Council considers more affordable housing
The Town Council met with the Block Island Housing Board on Tuesday, May 18, to examine a proposal by Jill Stern, representing High View Glen, Inc., and Joan Grossman. The proposal is to donate three lots off of Highview Lane to the town for affordable housing in exchange for an easement across the Thomas property, Plat 8, Lot 218. Stern, whose family has owned the property known as the Highview Glen Subdivision since the 1960’s, presented her case with an emphasis on the attractive features of the property for affordable housing, including location near the school, proximity to town, and access to town water and sewer. The property is divided into sixteen lots, but only seven are suitable for development, as the majority of the eight-acre parcel was designated wetland after the subdivision into lots had taken place, according to Stern.
Stern presented three options for development of the property: giving three lots to the town for affordable housing in exchange for
the easement across Lot 218 to build a road; selling all seven usable lots to the town at below market value so the town can develop it however they wish; or proceeding with private development. Stern said they had been trying unsuccessfully for twenty years to make the property available to the town as affordable housing. According to the current proposal submitted to the town, the first affordable housing proposal was submitted to then-Town Manager Nancy Dodge in 2012, although The Nature Conservancy was approached as early as 1999 about buying the property. Also noted in the proposal’s timeline were attempts to negotiate with the neighboring property owners to gain access and a failed attempt to buy a property on High Street for access.

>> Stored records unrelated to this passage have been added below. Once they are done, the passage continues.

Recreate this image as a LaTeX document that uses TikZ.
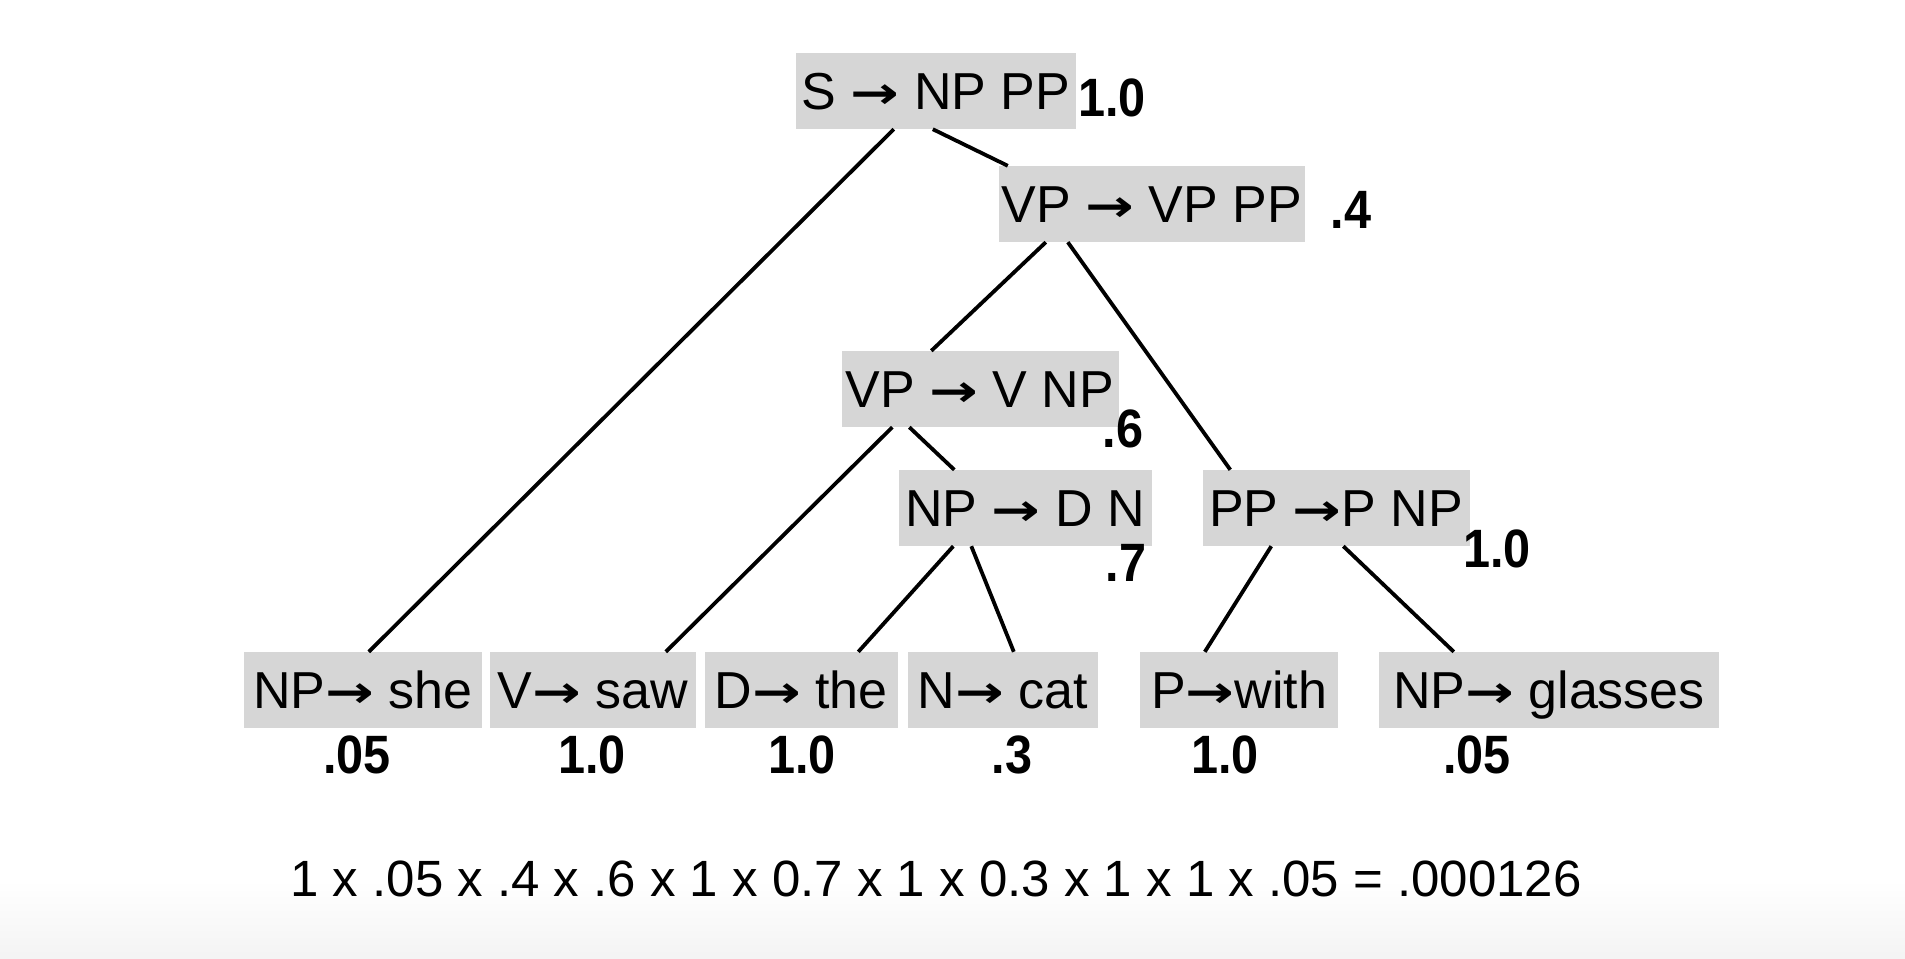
\documentclass[tikz,border=0pt]{standalone}
\usepackage{fontspec}
\setmainfont{Liberation Sans}
\newfontfamily\arrowfont{DejaVu Sans}
\usepackage{graphicx}
\definecolor{boxgray}{RGB}{214,214,214}
\newcommand{\pr}[1]{\scalebox{0.9}[1]{#1}}
\newcommand{\ar}{\raisebox{1pt}{\scalebox{1.12}[0.85]{\arrowfont\bfseries →}}}
\begin{document}
\begin{tikzpicture}[x=1pt,y=-1pt,
  rule/.style={fill=boxgray, inner sep=0pt, minimum height=76pt,
    text height=37pt, text depth=0pt, font=\fontsize{52}{60}\selectfont},
  prob/.style={inner sep=0pt, text height=38pt, text depth=0pt,
    font=\fontsize{54}{60}\selectfont\bfseries},
  branch/.style={line width=3.8pt, black}
]
\useasboundingbox (0,0) rectangle (1905,958);
% soft shadow along the lower edge
\shade[top color=white, bottom color=gray!9] (0,880) rectangle (1905,958);

% inner rules
\node[rule, minimum width=280pt] (s)    at (936,91)  {S \ar{} NP PP};
\node[rule, minimum width=306pt] (vp1)  at (1152,204) {VP \ar{} VP PP};
\node[rule, minimum width=277pt] (vp2)  at (980,389) {VP \ar{} V NP};
\node[rule, minimum width=253pt] (np)   at (1025,508) {NP \ar{} D N};
\node[rule, minimum width=267pt] (pp)   at (1336,508) {PP \ar{}P NP};

% lexical rules
\node[rule, minimum width=238pt] (she)  at (363,690)  {NP\ar{} she};
\node[rule, minimum width=206pt] (saw)  at (593,690)  {V\ar{} saw};
\node[rule, minimum width=193pt] (the)  at (801,690)  {D\ar{} the};
\node[rule, minimum width=190pt] (cat)  at (1003,690) {N\ar{} cat};
\node[rule, minimum width=198pt] (with) at (1239,690) {P\ar{}with};
\node[rule, minimum width=340pt] (gls)  at (1549,690) {NP\ar{} glasses};

% rule probabilities
\node[prob] (ps)    at (1112,97)  {\pr{1.0}};
\node[prob] (pvp1)  at (1351,209) {\pr{.4}};
\node[prob] (pvp2)  at (1123,428) {\pr{.6}};
\node[prob] (pnp)   at (1126,562) {\pr{.7}};
\node[prob] (ppp)   at (1497,548) {\pr{1.0}};
\node[prob] (pshe)  at (357,754)  {\pr{.05}};
\node[prob] (psaw)  at (592,754)  {\pr{1.0}};
\node[prob] (pthe)  at (802,754)  {\pr{1.0}};
\node[prob] (pcat)  at (1012,754) {\pr{.3}};
\node[prob] (pwith) at (1225,754) {\pr{1.0}};
\node[prob] (pgls)  at (1477,754) {\pr{.05}};

% tree branches
\draw[branch] ([xshift=98pt]s.south west)    -- ([xshift=125pt]she.north west);
\draw[branch] ([xshift=137pt]s.south west)   -- ([xshift=9pt]vp1.north west);
\draw[branch] ([xshift=47pt]vp1.south west)  -- ([xshift=90pt]vp2.north west);
\draw[branch] ([xshift=69pt]vp1.south west)  -- ([xshift=28pt]pp.north west);
\draw[branch] ([xshift=51pt]vp2.south west)  -- ([xshift=176pt]saw.north west);
\draw[branch] ([xshift=68pt]vp2.south west)  -- ([xshift=56pt]np.north west);
\draw[branch] ([xshift=55pt]np.south west)   -- ([xshift=154pt]the.north west);
\draw[branch] ([xshift=73pt]np.south west)   -- ([xshift=106pt]cat.north west);
\draw[branch] ([xshift=69pt]pp.south west)   -- ([xshift=65pt]with.north west);
\draw[branch] ([xshift=141pt]pp.south west)  -- ([xshift=75pt]gls.north west);

% product of the rule probabilities
\node[inner sep=0pt, text height=37pt, text depth=0pt,
  font=\fontsize{51}{60}\selectfont] (eq) at (936,878)
  {1 x .05 x .4 x .6 x 1 x 0.7 x 1 x 0.3 x 1 x 1 x .05 = .000126};
\end{tikzpicture}
\end{document}
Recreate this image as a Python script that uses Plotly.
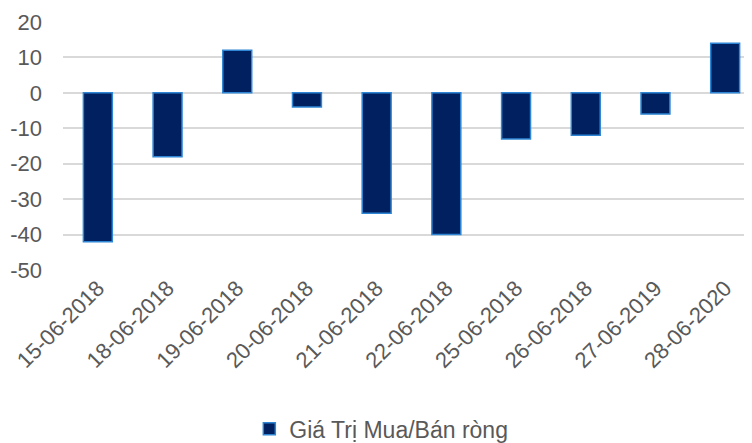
import plotly.graph_objects as go

dates = ["15-06-2018", "18-06-2018", "19-06-2018", "20-06-2018", "21-06-2018",
         "22-06-2018", "25-06-2018", "26-06-2018", "27-06-2019", "28-06-2020"]
values = [-42, -18, 12, -4, -34, -40, -13, -12, -6, 14]
series_name = "Giá Trị Mua/Bán ròng"
y_ticks = [20, 10, 0, -10, -20, -30, -40, -50]
y_tick_labels = ["20", "10", "0", "-10", "-20", "-30", "-40", "-50"]

fig = go.Figure()
fig.add_trace(go.Bar(
    x=dates, y=values, name=series_name,
    marker=dict(color="#002060", line=dict(color="#2E86D4", width=1.5)),
    width=0.415, showlegend=True,
))

font = dict(family="Liberation Sans, Arial, sans-serif", size=22, color="#595959")
legend_font = dict(family="Liberation Sans, Arial, sans-serif", size=23, color="#595959")
# page body has an 8px margin, so the figure is sized/shifted to compensate
fig.update_layout(
    width=744, height=435,
    margin=dict(l=55, r=0, t=14, b=173, autoexpand=False),
    paper_bgcolor="white", plot_bgcolor="white",
    font=font,
    showlegend=True,
    legend=dict(orientation="h", x=0.462, xanchor="center", y=-0.64, yanchor="middle",
                font=legend_font, itemwidth=30),
)
fig.update_xaxes(type="category", range=[-0.5, 9.385], tickangle=-45, showgrid=False,
                 showline=False, ticks="", tickfont=font, automargin=False)
fig.update_yaxes(range=[-50, 20], tickvals=y_ticks, ticktext=y_tick_labels,
                 showgrid=True, gridcolor="#D9D9D9",
                 gridwidth=1.5, zeroline=True, zerolinecolor="#D9D9D9", zerolinewidth=1.5,
                 showline=False, ticks="", tickfont=font, ticklabelstandoff=20,
                 automargin=False)

fig.write_html("out.html")
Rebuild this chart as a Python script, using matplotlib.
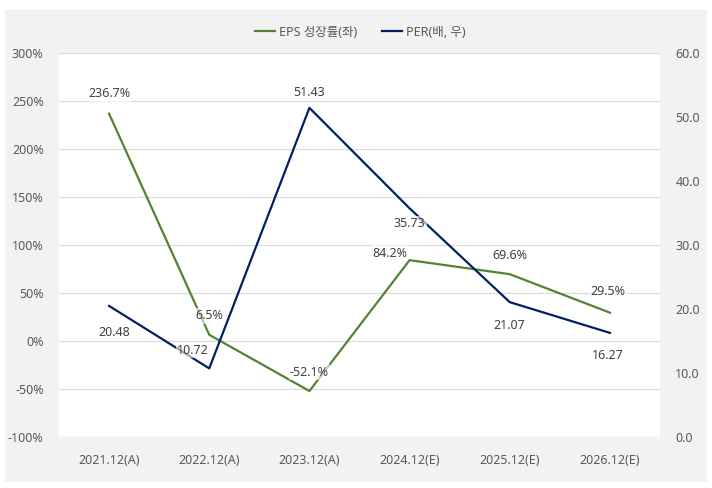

Stern said the town would have better success than she has had in attempting to gain access to the usable lots, as she has not been able to negotiate a path through any of the adjoining neighbors’ properties. The lots were subdivided in 1969, prior to the 1971 wetlands designations, and the original, undeveloped, platted roadway would pass through a significant amount of wetland area. As such, Stern says they have been trying for many years to come up with a way to build a road to the usable lots that will have minimal wetland disturbance. She mentioned that if the town owned the entire property, they could utilize tools unavailable to her as a private citizen, such as eminent domain, in order to build the road through the neighbors’ properties.
Scott Rabideau of Natural Resource Services, Inc., an expert on wetlands based in Rhode Island, joined the meeting to explain that the Department of Environmental Management requirements for any alteration to freshwater wetlands are extremely strenuous. Rabideau says part of the process obliges the applicant to seek out all other alternatives for less environmental impact, and that part of the purpose of this entire proposal is to fulfill that obligation on the part of Ms. Stern. He mentioned that DEM will not prevent people from reasonable use of their property, and his goal is to show DEM that they tried to find alternative routes.
To that end, the proposal had several other alternatives for roadways besides the easement through the town-owned Thomas Property. According to Chris Willi, who called in with questions and concerns as president of the Pilot Hill Homeowner’s Association, the route through the Thomas Property would be approximately five feet from Town Manager Maryanne Crawford’s house. The other proposed roadways included one off Ambrose Lane and one off Pilot Hill Road, both of which pass through land owned by the Pilot Hill Homeowner’s Association.
Housing Board Chair Cindy Pappas weighed in, stating that while they are always interested and excited about the prospect of
new property for affordable housing, they are concerned about the environmental impact and infrastructure costs to access the lots.
Council Member Martha Ball said other alternatives need to be explored, and while there are interesting possibilities and alternatives that have less impact on the environment, Ball said Stern still needs to talk and negotiate with the other property owners including the homeowner’s associations.
Council Member Mark Emmanuelle echoed this sentiment when he said it is just common courtesy to inform the abutting neighbors of a proposal like this.
Stern said she had not been planning on talking to the homeowner’s association or other neighbors, and that if the town is interested then they can talk about what makes sense from a development standpoint.
First Warden Andre Boudreau asked if the road through the Thomas property would affect the town’s other plans for the property. Crawford said she would speak to the architect the town is using about Stern’s proposal and report back to the council. Boudreau said that in the interest of not wasting anyone’s time or dragging things out, the council should look at this again with Crawford’s input at their council meeting in early June.